* _WHAT TO DO_
Below are some records: retype them all exactly, but not the pictures.

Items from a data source
================================

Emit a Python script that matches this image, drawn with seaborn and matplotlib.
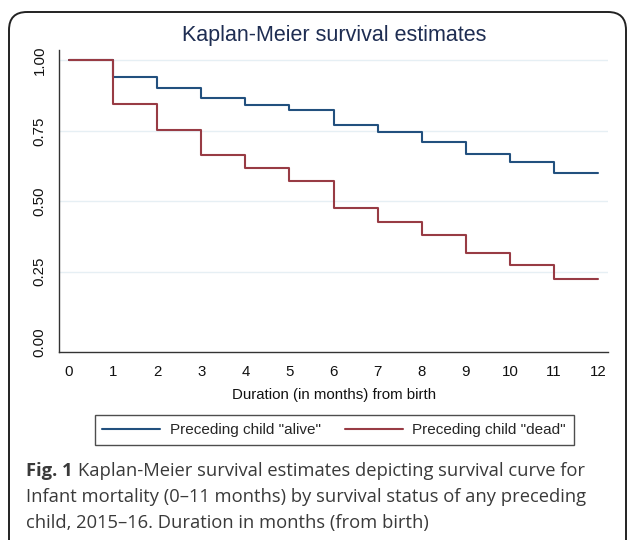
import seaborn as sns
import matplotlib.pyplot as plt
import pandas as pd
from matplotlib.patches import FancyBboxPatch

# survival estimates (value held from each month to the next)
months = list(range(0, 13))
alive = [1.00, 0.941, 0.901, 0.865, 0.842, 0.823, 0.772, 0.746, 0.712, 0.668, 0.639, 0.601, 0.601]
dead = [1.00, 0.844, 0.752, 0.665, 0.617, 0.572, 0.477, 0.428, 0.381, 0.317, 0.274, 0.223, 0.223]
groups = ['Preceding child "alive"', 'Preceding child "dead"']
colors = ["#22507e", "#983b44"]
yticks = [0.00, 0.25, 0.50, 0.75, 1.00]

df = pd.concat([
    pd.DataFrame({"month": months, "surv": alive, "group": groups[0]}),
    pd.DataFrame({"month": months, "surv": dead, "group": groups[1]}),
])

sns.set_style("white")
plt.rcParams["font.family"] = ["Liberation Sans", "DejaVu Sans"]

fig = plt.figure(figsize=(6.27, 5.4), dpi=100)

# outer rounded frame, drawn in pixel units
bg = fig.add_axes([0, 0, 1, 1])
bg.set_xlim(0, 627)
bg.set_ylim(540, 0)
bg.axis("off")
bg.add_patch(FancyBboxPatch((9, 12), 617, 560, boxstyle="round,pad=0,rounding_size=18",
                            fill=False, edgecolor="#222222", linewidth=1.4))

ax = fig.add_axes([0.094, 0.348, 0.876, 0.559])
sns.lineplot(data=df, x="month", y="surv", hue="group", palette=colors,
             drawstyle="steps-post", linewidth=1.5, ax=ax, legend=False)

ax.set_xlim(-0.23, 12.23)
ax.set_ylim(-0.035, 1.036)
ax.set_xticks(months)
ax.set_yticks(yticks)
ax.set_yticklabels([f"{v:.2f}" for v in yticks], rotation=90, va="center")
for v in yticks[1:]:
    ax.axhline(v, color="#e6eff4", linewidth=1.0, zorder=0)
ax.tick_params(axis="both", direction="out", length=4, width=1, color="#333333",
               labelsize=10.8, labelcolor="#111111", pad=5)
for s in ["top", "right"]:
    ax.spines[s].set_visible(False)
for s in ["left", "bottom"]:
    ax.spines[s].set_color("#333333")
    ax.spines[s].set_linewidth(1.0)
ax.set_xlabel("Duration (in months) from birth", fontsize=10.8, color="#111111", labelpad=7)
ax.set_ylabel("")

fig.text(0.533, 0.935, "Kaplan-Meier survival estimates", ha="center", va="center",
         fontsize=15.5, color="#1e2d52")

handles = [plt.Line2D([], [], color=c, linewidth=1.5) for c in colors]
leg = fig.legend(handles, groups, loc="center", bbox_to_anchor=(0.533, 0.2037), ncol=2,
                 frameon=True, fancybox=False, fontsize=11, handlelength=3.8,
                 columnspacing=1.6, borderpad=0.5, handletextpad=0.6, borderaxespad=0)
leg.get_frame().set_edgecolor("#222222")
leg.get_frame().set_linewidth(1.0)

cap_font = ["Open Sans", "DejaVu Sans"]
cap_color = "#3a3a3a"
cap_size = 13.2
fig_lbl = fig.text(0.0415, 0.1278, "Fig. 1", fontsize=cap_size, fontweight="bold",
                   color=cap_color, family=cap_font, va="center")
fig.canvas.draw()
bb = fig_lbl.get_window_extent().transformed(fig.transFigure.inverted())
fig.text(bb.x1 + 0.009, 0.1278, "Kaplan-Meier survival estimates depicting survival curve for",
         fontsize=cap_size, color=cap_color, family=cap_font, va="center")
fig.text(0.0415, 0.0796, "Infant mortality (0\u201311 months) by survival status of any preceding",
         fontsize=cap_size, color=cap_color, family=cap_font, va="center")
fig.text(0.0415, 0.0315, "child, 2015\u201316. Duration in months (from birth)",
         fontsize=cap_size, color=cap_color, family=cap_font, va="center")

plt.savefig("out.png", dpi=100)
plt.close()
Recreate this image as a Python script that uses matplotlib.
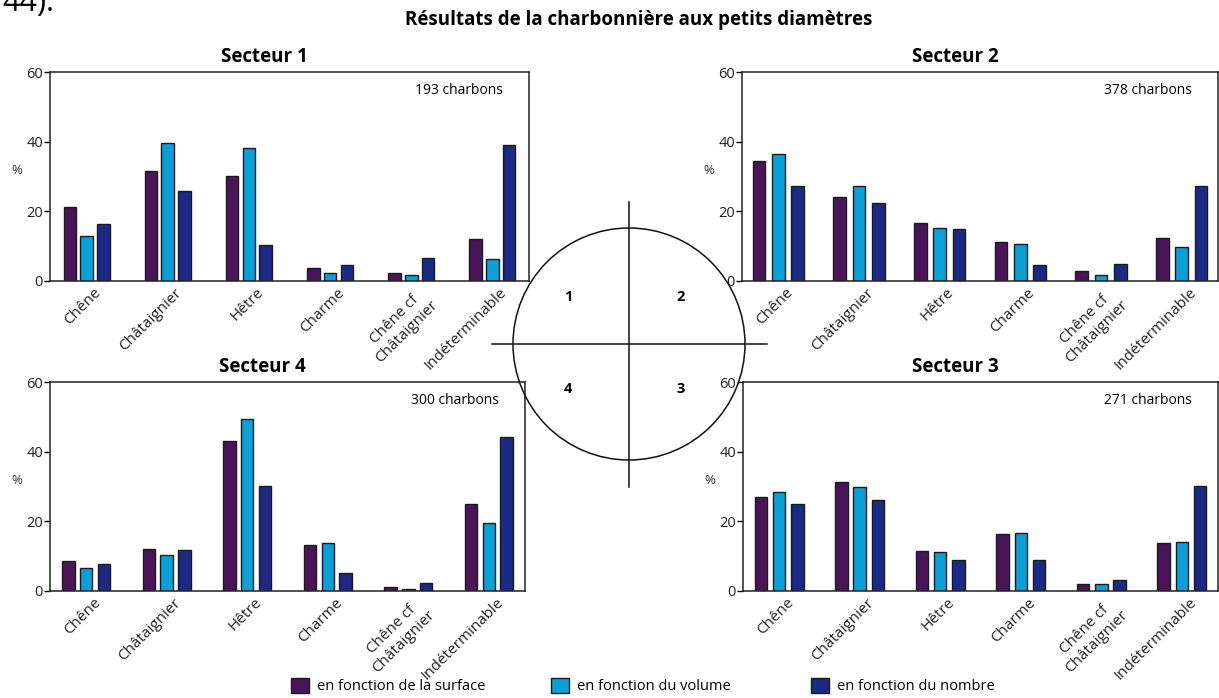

================================

* _TASK SOLUTION_
Emit a Python script that matches this image, drawn with seaborn and matplotlib.
import seaborn as sns
import matplotlib.pyplot as plt
import pandas as pd
from matplotlib.patches import FancyBboxPatch

# survival estimates (value held from each month to the next)
months = list(range(0, 13))
alive = [1.00, 0.941, 0.901, 0.865, 0.842, 0.823, 0.772, 0.746, 0.712, 0.668, 0.639, 0.601, 0.601]
dead = [1.00, 0.844, 0.752, 0.665, 0.617, 0.572, 0.477, 0.428, 0.381, 0.317, 0.274, 0.223, 0.223]
groups = ['Preceding child "alive"', 'Preceding child "dead"']
colors = ["#22507e", "#983b44"]
yticks = [0.00, 0.25, 0.50, 0.75, 1.00]

df = pd.concat([
    pd.DataFrame({"month": months, "surv": alive, "group": groups[0]}),
    pd.DataFrame({"month": months, "surv": dead, "group": groups[1]}),
])

sns.set_style("white")
plt.rcParams["font.family"] = ["Liberation Sans", "DejaVu Sans"]

fig = plt.figure(figsize=(6.27, 5.4), dpi=100)

# outer rounded frame, drawn in pixel units
bg = fig.add_axes([0, 0, 1, 1])
bg.set_xlim(0, 627)
bg.set_ylim(540, 0)
bg.axis("off")
bg.add_patch(FancyBboxPatch((9, 12), 617, 560, boxstyle="round,pad=0,rounding_size=18",
                            fill=False, edgecolor="#222222", linewidth=1.4))

ax = fig.add_axes([0.094, 0.348, 0.876, 0.559])
sns.lineplot(data=df, x="month", y="surv", hue="group", palette=colors,
             drawstyle="steps-post", linewidth=1.5, ax=ax, legend=False)

ax.set_xlim(-0.23, 12.23)
ax.set_ylim(-0.035, 1.036)
ax.set_xticks(months)
ax.set_yticks(yticks)
ax.set_yticklabels([f"{v:.2f}" for v in yticks], rotation=90, va="center")
for v in yticks[1:]:
    ax.axhline(v, color="#e6eff4", linewidth=1.0, zorder=0)
ax.tick_params(axis="both", direction="out", length=4, width=1, color="#333333",
               labelsize=10.8, labelcolor="#111111", pad=5)
for s in ["top", "right"]:
    ax.spines[s].set_visible(False)
for s in ["left", "bottom"]:
    ax.spines[s].set_color("#333333")
    ax.spines[s].set_linewidth(1.0)
ax.set_xlabel("Duration (in months) from birth", fontsize=10.8, color="#111111", labelpad=7)
ax.set_ylabel("")

fig.text(0.533, 0.935, "Kaplan-Meier survival estimates", ha="center", va="center",
         fontsize=15.5, color="#1e2d52")

handles = [plt.Line2D([], [], color=c, linewidth=1.5) for c in colors]
leg = fig.legend(handles, groups, loc="center", bbox_to_anchor=(0.533, 0.2037), ncol=2,
                 frameon=True, fancybox=False, fontsize=11, handlelength=3.8,
                 columnspacing=1.6, borderpad=0.5, handletextpad=0.6, borderaxespad=0)
leg.get_frame().set_edgecolor("#222222")
leg.get_frame().set_linewidth(1.0)

cap_font = ["Open Sans", "DejaVu Sans"]
cap_color = "#3a3a3a"
cap_size = 13.2
fig_lbl = fig.text(0.0415, 0.1278, "Fig. 1", fontsize=cap_size, fontweight="bold",
                   color=cap_color, family=cap_font, va="center")
fig.canvas.draw()
bb = fig_lbl.get_window_extent().transformed(fig.transFigure.inverted())
fig.text(bb.x1 + 0.009, 0.1278, "Kaplan-Meier survival estimates depicting survival curve for",
         fontsize=cap_size, color=cap_color, family=cap_font, va="center")
fig.text(0.0415, 0.0796, "Infant mortality (0\u201311 months) by survival status of any preceding",
         fontsize=cap_size, color=cap_color, family=cap_font, va="center")
fig.text(0.0415, 0.0315, "child, 2015\u201316. Duration in months (from birth)",
         fontsize=cap_size, color=cap_color, family=cap_font, va="center")

plt.savefig("out.png", dpi=100)
plt.close()
Recreate this image as a Python script that uses matplotlib.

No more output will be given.